<<<<
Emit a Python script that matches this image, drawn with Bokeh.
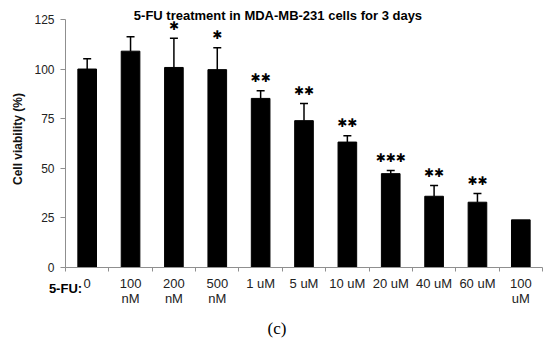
from bokeh.plotting import figure
from bokeh.models import (Range1d, FixedTicker, ColumnDataSource, Whisker, TeeHead, Label,
                          LabelSet, Title)
from bokeh.core.properties import value
from bokeh.embed import file_html
from bokeh.resources import INLINE

# ---- data ----
categories = ["0", "100\nnM", "200\nnM", "500\nnM", "1 uM", "5 uM", "10 uM", "20 uM", "40 uM", "60 uM", "100\nuM"]
viability = [100, 109, 100.8, 99.7, 85.2, 74, 63.2, 47.3, 35.9, 32.9, 24.0]
sd = [5.2, 7.3, 14.7, 11.0, 3.8, 8.6, 3.2, 1.6, 5.4, 4.4, 0]
stars = ["", "", "✱", "✱", "✱✱", "✱✱", "✱✱", "✱✱✱", "✱✱", "✱✱", ""]
y_ticks = [0, 25, 50, 75, 100, 125]

n = len(categories)
xs = [i + 0.5 for i in range(n)]
upper = [v + s for v, s in zip(viability, sd)]
has_err = [s > 0 for s in sd]

p = figure(width=550, height=356, output_backend="svg", toolbar_location=None,
           x_range=Range1d(0, n), y_range=Range1d(0, 129.5),
           min_border_left=65, min_border_right=8, min_border_top=10, min_border_bottom=89)
p.outline_line_color = None
p.xgrid.visible = False
p.ygrid.visible = False
p.background_fill_color = "white"

src = ColumnDataSource(dict(x=xs, top=viability, upper=upper, lower=viability,
                            star=stars, star_y=[u + 6.3 for u in upper]))
p.vbar(x="x", top="top", width=0.43, bottom=0, source=src, fill_color="black", line_color="black")

err_src = ColumnDataSource(dict(x=[x for x, h in zip(xs, has_err) if h],
                                upper=[u for u, h in zip(upper, has_err) if h],
                                lower=[v for v, h in zip(viability, has_err) if h]))
w = Whisker(base="x", upper="upper", lower="lower", source=err_src, dimension="height",
            line_color="black", line_width=1.5,
            upper_head=TeeHead(size=8, line_color="black", line_width=1.5), lower_head=None)
p.add_layout(w)

stars_ls = LabelSet(x="x", y="star_y", text="star", source=src, text_align="center",
                    text_baseline="middle", text_font=value("DejaVu Sans"),
                    text_font_size="12px", text_color="black")
p.add_layout(stars_ls)

# axes
axis_color = "#8f8f8f"
p.yaxis.ticker = FixedTicker(ticks=y_ticks)
p.yaxis.bounds = (0, 125)
p.yaxis.axis_line_color = axis_color
p.yaxis.major_tick_line_color = axis_color
p.yaxis.major_tick_out = 5
p.yaxis.major_tick_in = 0
p.yaxis.minor_tick_line_color = None
p.yaxis.major_label_text_font = "Liberation Sans"
p.yaxis.major_label_text_font_size = "12px"
p.yaxis.major_label_text_color = "#222222"
p.yaxis.major_label_standoff = 6
p.yaxis.axis_label = "Cell viability (%)"
p.yaxis.axis_label_text_font = "Liberation Sans"
p.yaxis.axis_label_text_font_style = "bold"
p.yaxis.axis_label_text_font_size = "12px"
p.yaxis.axis_label_text_color = "#111111"
p.yaxis.axis_label_standoff = 6

p.xaxis.ticker = FixedTicker(ticks=xs, minor_ticks=list(range(n + 1)))
p.xaxis.major_label_overrides = {x: c for x, c in zip(xs, categories)}
p.xaxis.axis_line_color = axis_color
p.xaxis.major_tick_line_color = None
p.xaxis.minor_tick_line_color = axis_color
p.xaxis.minor_tick_in = 0
p.xaxis.minor_tick_out = 4
p.xaxis.major_tick_out = 0
p.xaxis.major_tick_in = 0
p.xaxis.major_label_standoff = 4
p.xaxis.major_label_text_font = "Liberation Sans"
p.xaxis.major_label_text_font_size = "13px"
p.xaxis.major_label_text_line_height = 1.0
p.xaxis.major_label_text_color = "#222222"
# "5-FU:" row label, drawn as the x axis label pulled up beside the first tick label row
p.xaxis.axis_label = "5-FU:"
p.xaxis.axis_label_align = "start"
p.xaxis.axis_label_text_align = "right"
p.xaxis.axis_label_standoff = -28
p.xaxis.axis_label_text_font = "Liberation Sans"
p.xaxis.axis_label_text_font_style = "bold"
p.xaxis.axis_label_text_font_size = "13px"
p.xaxis.axis_label_text_color = "black"

p.add_layout(Label(x=4.9, y=127.2, text="5-FU treatment in MDA-MB-231 cells for 3 days",
                   text_align="center", text_baseline="middle", text_font="Liberation Sans",
                   text_font_style="bold", text_font_size="13px", text_color="black"))
p.add_layout(Title(text="(c)", align="left", offset=202, standoff=37,
                   text_font="Liberation Serif", text_font_size="17px", text_color="black",
                   text_font_style="normal"), "below")

open("out.html", "w").write(file_html(p, INLINE))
>>>>
**Exercise directions:**
Everything from the first line of the listing above through the line that contains "has_err = [s > 0 for s in sd]" is to be restated word for word, minus the pictures.

**Answer to the exercise:**
Emit a Python script that matches this image, drawn with Bokeh.
from bokeh.plotting import figure
from bokeh.models import (Range1d, FixedTicker, ColumnDataSource, Whisker, TeeHead, Label,
                          LabelSet, Title)
from bokeh.core.properties import value
from bokeh.embed import file_html
from bokeh.resources import INLINE

# ---- data ----
categories = ["0", "100\nnM", "200\nnM", "500\nnM", "1 uM", "5 uM", "10 uM", "20 uM", "40 uM", "60 uM", "100\nuM"]
viability = [100, 109, 100.8, 99.7, 85.2, 74, 63.2, 47.3, 35.9, 32.9, 24.0]
sd = [5.2, 7.3, 14.7, 11.0, 3.8, 8.6, 3.2, 1.6, 5.4, 4.4, 0]
stars = ["", "", "✱", "✱", "✱✱", "✱✱", "✱✱", "✱✱✱", "✱✱", "✱✱", ""]
y_ticks = [0, 25, 50, 75, 100, 125]

n = len(categories)
xs = [i + 0.5 for i in range(n)]
upper = [v + s for v, s in zip(viability, sd)]
has_err = [s > 0 for s in sd]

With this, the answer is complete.